EARTH


EARTH (ZEMLYA)

(director/writer: Alexander Dovzhenko; cinematographer: Danylo Demutsky; editor: Alexander Dovzhenko; cast: Semyon Swashenko (Vasili ‘Basil’ Opanas), S. Shkurat (Opanas), P. Masokha (Khoma), Yuliya Solntseva (Vasili’s sister), Yelena Maksimova (Natalya, Vasili’s fiancee ), Nikolai Nademsky (Semyon ‘Simon’ Opanas), Ivan Franko (Arkhip Whitehorse, Khoma’s father), Vladimir Mikhajlov (Village priest); Runtime: 70; MPAA Rating: NR; Kino Video; 1930-silent-USSR-in Russian with English subtitles)


A unique political poem.”

Reviewed by Dennis Schwartz

Alexander Dovzhenko (“Ivan”/”Diplomatic Pouch“/”Shchors”)directs in a splashy personal way this intriguingSoviet propaganda film, the last leg of his trilogy (Zvenigora-1928 & Arsenal-1929). Earth is a tribute to Dovzhenko’s heritage as a peasant of the Ukraine, where the jubilant peasants are shown to be at one with the rich earth. It tells about a collective farm in the Ukraine purchasing a tractor, something which enthuses the peasants with a new hope for the future and makes them more modern. The film points out that it was in the Ukraine where collective farming was first advanced in the Soviet Union.

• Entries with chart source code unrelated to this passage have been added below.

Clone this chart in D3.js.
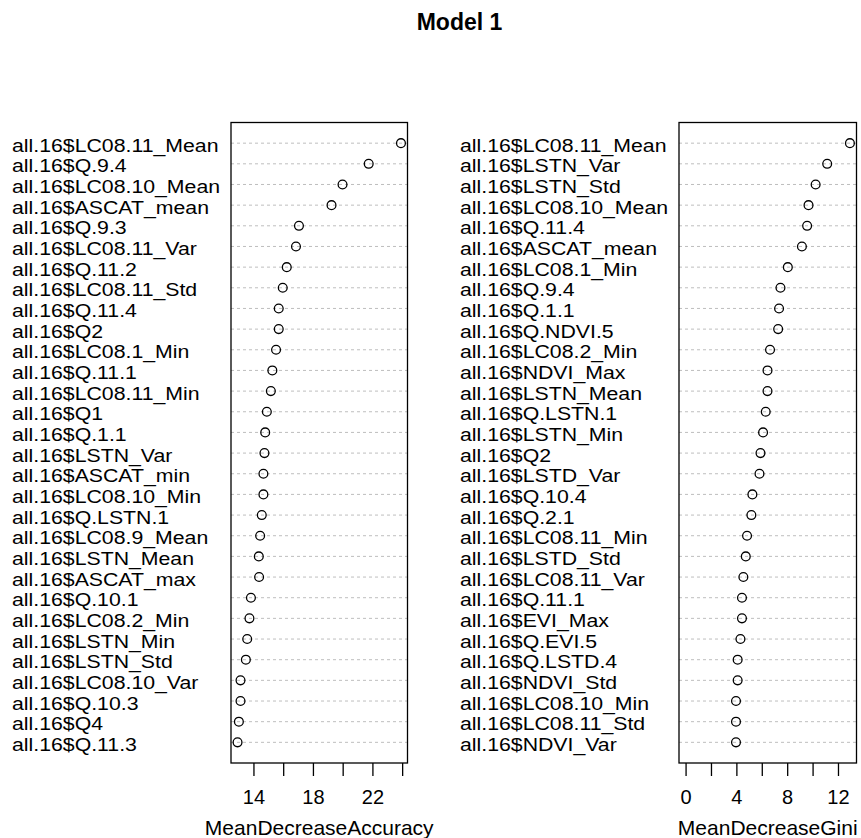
<!DOCTYPE html>
<html>
<head>
<meta charset="utf-8">
<script src="https://cdn.jsdelivr.net/npm/d3@7/dist/d3.min.js"></script>
<style>
  html, body { margin: 0; padding: 0; background: #fff; }
  svg { display: block; font-family: "Liberation Sans", Arial, sans-serif; }
</style>
</head>
<body>
<svg id="chart" width="861" height="838"></svg>
<script>
// Variable importance, random forest "Model 1"
const accuracyLabels = [
  "all.16$LC08.11_Mean", "all.16$Q.9.4", "all.16$LC08.10_Mean", "all.16$ASCAT_mean",
  "all.16$Q.9.3", "all.16$LC08.11_Var", "all.16$Q.11.2", "all.16$LC08.11_Std",
  "all.16$Q.11.4", "all.16$Q2", "all.16$LC08.1_Min", "all.16$Q.11.1",
  "all.16$LC08.11_Min", "all.16$Q1", "all.16$Q.1.1", "all.16$LSTN_Var",
  "all.16$ASCAT_min", "all.16$LC08.10_Min", "all.16$Q.LSTN.1", "all.16$LC08.9_Mean",
  "all.16$LSTN_Mean", "all.16$ASCAT_max", "all.16$Q.10.1", "all.16$LC08.2_Min",
  "all.16$LSTN_Min", "all.16$LSTN_Std", "all.16$LC08.10_Var", "all.16$Q.10.3",
  "all.16$Q4", "all.16$Q.11.3"
];
const accuracyValues = [
  23.92, 21.75, 19.99, 19.25, 17.06, 16.86, 16.24, 15.97, 15.70, 15.70,
  15.52, 15.27, 15.17, 14.90, 14.79, 14.74, 14.67, 14.67, 14.56, 14.45,
  14.36, 14.38, 13.83, 13.73, 13.58, 13.49, 13.13, 13.13, 13.02, 12.93
];

const giniLabels = [
  "all.16$LC08.11_Mean", "all.16$LSTN_Var", "all.16$LSTN_Std", "all.16$LC08.10_Mean",
  "all.16$Q.11.4", "all.16$ASCAT_mean", "all.16$LC08.1_Min", "all.16$Q.9.4",
  "all.16$Q.1.1", "all.16$Q.NDVI.5", "all.16$LC08.2_Min", "all.16$NDVI_Max",
  "all.16$LSTN_Mean", "all.16$Q.LSTN.1", "all.16$LSTN_Min", "all.16$Q2",
  "all.16$LSTD_Var", "all.16$Q.10.4", "all.16$Q.2.1", "all.16$LC08.11_Min",
  "all.16$LSTD_Std", "all.16$LC08.11_Var", "all.16$Q.11.1", "all.16$EVI_Max",
  "all.16$Q.EVI.5", "all.16$Q.LSTD.4", "all.16$NDVI_Std", "all.16$LC08.10_Min",
  "all.16$LC08.11_Std", "all.16$NDVI_Var"
];
const giniValues = [
  12.94, 11.15, 10.24, 9.68, 9.57, 9.16, 8.05, 7.47, 7.36, 7.29,
  6.65, 6.45, 6.45, 6.31, 6.10, 5.90, 5.82, 5.26, 5.18, 4.84,
  4.74, 4.55, 4.44, 4.44, 4.32, 4.10, 4.10, 3.97, 3.97, 3.97
];

const accuracyTicks = [14, 16, 18, 20, 22, 24];
const accuracyTickLabels = [14, 18, 22];
const giniTicks = [0, 2, 4, 6, 8, 10, 12];
const giniTickLabels = [0, 4, 8, 12];

const chartTitle = "Model 1";
const accuracyTitle = "MeanDecreaseAccuracy";
const giniTitle = "MeanDecreaseGini";

const svg = d3.select("#chart");

svg.append("text")
  .attr("x", 459.5).attr("y", 30)
  .attr("text-anchor", "middle")
  .attr("font-size", 23).attr("font-weight", "bold")
  .attr("fill", "#000")
  .text(chartTitle);

const boxTop = 122.5, boxBottom = 763;

function panel(opts) {
  const { labels, values, ticks, tickLabels, title, left, right, labelX, fromZero } = opts;
  const n = values.length;
  const lo = fromZero ? 0 : d3.min(values);
  const hi = d3.max(values);
  const pad = 0.04 * (hi - lo);
  const x = d3.scaleLinear().domain([lo - pad, hi + pad]).range([left, right]);
  const y = d3.scaleLinear().domain([0, n + 1]).range([boxBottom, boxTop]);
  const rowY = i => y(n - i);

  const g = svg.append("g");

  // dotted guide lines
  g.selectAll("line.guide").data(values).join("line")
    .attr("class", "guide")
    .attr("x1", left).attr("x2", right)
    .attr("y1", (d, i) => rowY(i)).attr("y2", (d, i) => rowY(i))
    .attr("stroke", "#bebebe").attr("stroke-width", 1)
    .attr("stroke-dasharray", "3,3");

  // row labels
  g.selectAll("text.row").data(labels).join("text")
    .attr("class", "row")
    .attr("transform", (d, i) => `translate(${labelX},${rowY(i) + 8.5}) scale(1.15,1)`)
    .attr("font-size", 18.5)
    .attr("fill", "#000")
    .text(d => d);

  // points
  g.selectAll("circle").data(values).join("circle")
    .attr("cx", d => x(d)).attr("cy", (d, i) => rowY(i))
    .attr("r", 4.4)
    .attr("fill", "none").attr("stroke", "#000").attr("stroke-width", 1.3);

  // frame
  g.append("rect")
    .attr("x", left).attr("y", boxTop)
    .attr("width", right - left).attr("height", boxBottom - boxTop)
    .attr("fill", "none").attr("stroke", "#000").attr("stroke-width", 1.3);

  // x axis
  const axis = d3.axisBottom(x)
    .tickValues(ticks)
    .tickSize(13)
    .tickPadding(14)
    .tickFormat(d => tickLabels.includes(d) ? String(d) : "");
  const ag = g.append("g").attr("transform", `translate(0,${boxBottom})`).call(axis);
  ag.select(".domain").remove();
  ag.selectAll(".tick line").attr("stroke", "#000").attr("stroke-width", 1.3);
  ag.selectAll(".tick text")
    .attr("font-size", 20)
    .attr("font-family", "Liberation Sans, Arial, sans-serif")
    .attr("fill", "#000");

  g.append("text")
    .attr("x", (left + right) / 2).attr("y", 835)
    .attr("text-anchor", "middle")
    .attr("font-size", 21).attr("fill", "#000")
    .text(title);
}

panel({
  labels: accuracyLabels, values: accuracyValues,
  ticks: accuracyTicks, tickLabels: accuracyTickLabels, title: accuracyTitle,
  left: 231, right: 407.5, labelX: 12, fromZero: false
});
panel({
  labels: giniLabels, values: giniValues,
  ticks: giniTicks, tickLabels: giniTickLabels, title: giniTitle,
  left: 679, right: 856.5, labelX: 460, fromZero: true
});
</script>
</body>
</html>
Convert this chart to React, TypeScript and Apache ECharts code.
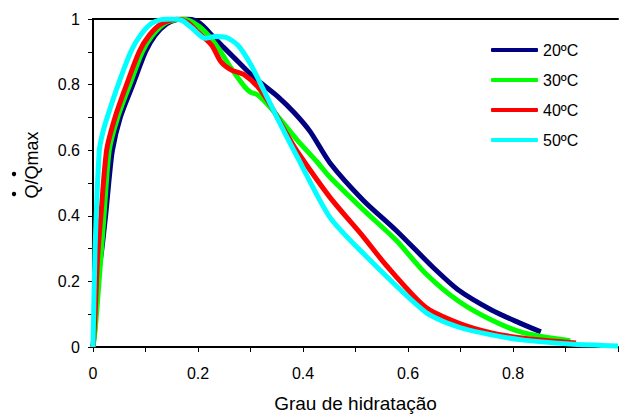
import React, { useEffect, useRef } from "react";
import * as echarts from "echarts";

const seriesNames = ["20ºC", "30ºC", "40ºC", "50ºC"];
const seriesColors = ["#000080", "#00FF00", "#FF0000", "#00FFFF"];

const x20 = [0, 0.003, 0.009, 0.017, 0.024, 0.03, 0.037, 0.052, 0.076, 0.1, 0.118, 0.14, 0.16, 0.18, 0.195, 0.21, 0.226, 0.248, 0.27, 0.295, 0.32, 0.351, 0.383, 0.414, 0.451, 0.515, 0.577, 0.647, 0.696, 0.759, 0.81, 0.853];
const y20 = [0, 0.05, 0.2, 0.3, 0.4, 0.5, 0.6, 0.7, 0.8, 0.9, 0.95, 0.985, 0.998, 1, 0.995, 0.978, 0.951, 0.915, 0.88, 0.84, 0.805, 0.765, 0.715, 0.656, 0.562, 0.447, 0.356, 0.244, 0.174, 0.113, 0.075, 0.046];

const x30 = [0, 0.004, 0.012, 0.021, 0.031, 0.047, 0.07, 0.094, 0.113, 0.14, 0.17, 0.19, 0.214, 0.239, 0.263, 0.289, 0.3, 0.314, 0.338, 0.37, 0.389, 0.427, 0.451, 0.515, 0.577, 0.633, 0.696, 0.759, 0.821, 0.909];
const y30 = [0, 0.05, 0.21, 0.4, 0.6, 0.7, 0.8, 0.9, 0.95, 0.99, 1, 0.99, 0.96, 0.91, 0.85, 0.793, 0.777, 0.768, 0.73, 0.668, 0.631, 0.564, 0.518, 0.418, 0.326, 0.225, 0.14, 0.082, 0.043, 0.019];

const x40 = [0, 0.004, 0.009, 0.015, 0.026, 0.042, 0.064, 0.088, 0.107, 0.13, 0.16, 0.18, 0.2, 0.226, 0.244, 0.263, 0.289, 0.314, 0.338, 0.37, 0.389, 0.451, 0.515, 0.558, 0.633, 0.696, 0.759, 0.821, 0.92];
const y40 = [0, 0.1, 0.28, 0.4, 0.6, 0.7, 0.8, 0.9, 0.95, 0.985, 1, 0.99, 0.96, 0.92, 0.869, 0.845, 0.829, 0.793, 0.738, 0.646, 0.596, 0.457, 0.336, 0.25, 0.122, 0.073, 0.043, 0.027, 0.012];

const x50 = [0, 0.004, 0.012, 0.018, 0.027, 0.048, 0.072, 0.09, 0.11, 0.13, 0.15, 0.17, 0.188, 0.214, 0.233, 0.252, 0.276, 0.301, 0.327, 0.351, 0.389, 0.451, 0.515, 0.633, 0.696, 0.759, 0.821, 0.909, 1];
const y50 = [0, 0.3, 0.6, 0.65, 0.7, 0.8, 0.9, 0.95, 0.985, 0.998, 1, 0.995, 0.973, 0.941, 0.947, 0.945, 0.92, 0.86, 0.777, 0.698, 0.58, 0.396, 0.285, 0.107, 0.061, 0.037, 0.021, 0.009, 0.003];

const xSets = [x20, x30, x40, x50];
const ySets = [y20, y30, y40, y50];

const xTitle = "Grau de hidratação";
const yTitle = "Q/Qmax";

const FONT = "'Liberation Sans', Arial, sans-serif";

const tickFmt = (skipOne: boolean) => (v: number) => {
  const k = Math.round(v * 10);
  if (k % 2 !== 0) return "";
  if (k === 10) return skipOne ? "" : "1";
  if (k === 0) return "0";
  return (k / 10).toString();
};

export default function App() {
  const ref = useRef<HTMLDivElement>(null);
  useEffect(() => {
    if (!ref.current) return;
    const chart = echarts.init(ref.current, null, { renderer: "svg" });
    const option: any = {
      animation: false,
      textStyle: { fontFamily: FONT },
      grid: { left: 93, top: 19, right: -4, bottom: 73 },
      xAxis: [
        {
          type: "value",
          min: 0,
          max: 1,
          interval: 0.1,
          position: "bottom",
          axisLine: { show: true, lineStyle: { color: "#000", width: 2 } },
          axisTick: { show: true, length: 5, lineStyle: { color: "#000", width: 1 } },
          axisLabel: { formatter: tickFmt(true), fontSize: 16, color: "#000", margin: 18, fontFamily: FONT },
          splitLine: { show: false },
          name: xTitle,
          nameLocation: "middle",
          nameGap: 47,
          nameTextStyle: { fontSize: 19, color: "#000", fontFamily: FONT },
        },
        {
          type: "value",
          min: 0,
          max: 1,
          position: "top",
          axisLine: { show: true, lineStyle: { color: "#000", width: 2 } },
          axisTick: { show: false },
          axisLabel: { show: false },
          splitLine: { show: false },
        },
      ],
      yAxis: {
        type: "value",
        min: 0,
        max: 1,
        interval: 0.1,
        axisLine: { show: true, lineStyle: { color: "#000", width: 2 } },
        axisTick: { show: true, length: 5, lineStyle: { color: "#000", width: 1 } },
        axisLabel: { formatter: tickFmt(false), fontSize: 16, color: "#000", margin: 13, fontFamily: FONT },
        splitLine: { show: false },
      },
      legend: {
        orient: "vertical",
        left: 486,
        top: 36,
        itemWidth: 47,
        itemHeight: 4,
        itemGap: 12,
        icon: "roundRect",
        textStyle: { fontSize: 16, color: "#000", lineHeight: 18, fontFamily: FONT },
        data: seriesNames,
      },
      graphic: [
        {
          type: "text",
          x: 32,
          y: 165,
          rotation: Math.PI / 2,
          style: {
            text: yTitle,
            fontSize: 18,
            fontFamily: FONT,
            fill: "#000",
            align: "center",
            verticalAlign: "middle",
          },
        },
        { type: "circle", shape: { cx: 14, cy: 174, r: 2.2 }, style: { fill: "#000" } },
        { type: "circle", shape: { cx: 14, cy: 194, r: 2.2 }, style: { fill: "#000" } },
      ],
      series: seriesNames.map((name, i) => ({
        name,
        type: "line",
        xAxisIndex: 0,
        data: xSets[i].map((x, j) => [x, ySets[i][j]]),
        showSymbol: false,
        symbol: "none",
        smooth: 0.25,
        lineStyle: { color: seriesColors[i], width: 5 },
        itemStyle: { color: seriesColors[i] },
      })),
    };
    chart.setOption(option);
    return () => chart.dispose();
  }, []);
  return (
    <div
      ref={ref}
      style={{ position: "absolute", left: 0, top: 0, width: 621, height: 420 }}
    />
  );
}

The internationally honored film-maker was born to illiterate peasants and became a rural village schoolteacher. He later studied economics during the Russian Revolution and became a Soviet diplomatic before reinventing himself as a serious film-maker in 1926.

Earth is a classic celebrated for its lyrical homage to the wonders of nature and of Dovzhenko’s raw film techniques of loading up the film with close-ups of peasants. The director’s signature shot is of a field of sunflowers seemingly waving goodbye to the old ways of farming and saluting a martyred dead young peasant (Semyon Swashenko) being carried to the grave by mourners after shot by a crazed wealthy landowner because his tractor had crossed into his land. The heroic collective farm must face the opposition of the rich landowners, and must continue to press on to make the collective work after the village leader has been buried in a ceremony that was not Christian. The murderous act unites the peasants even more, and the film is turned into a unique political poem and one that is aesthetically beautiful to behold.

It was influential in changing the way films were made at the time, and is still recognized by many film critics to be on their list of best films ever. The use of tractors instead of animals to plow the fields is used to show the transformation of Soviet society into modern times and even the playing field for all classes. My favorite oddball shot, one censored by the Soviets, in this revolt of the peasants film, is of a peasant pissing in the radiator of the new tractor so it can move again when it ran out of water.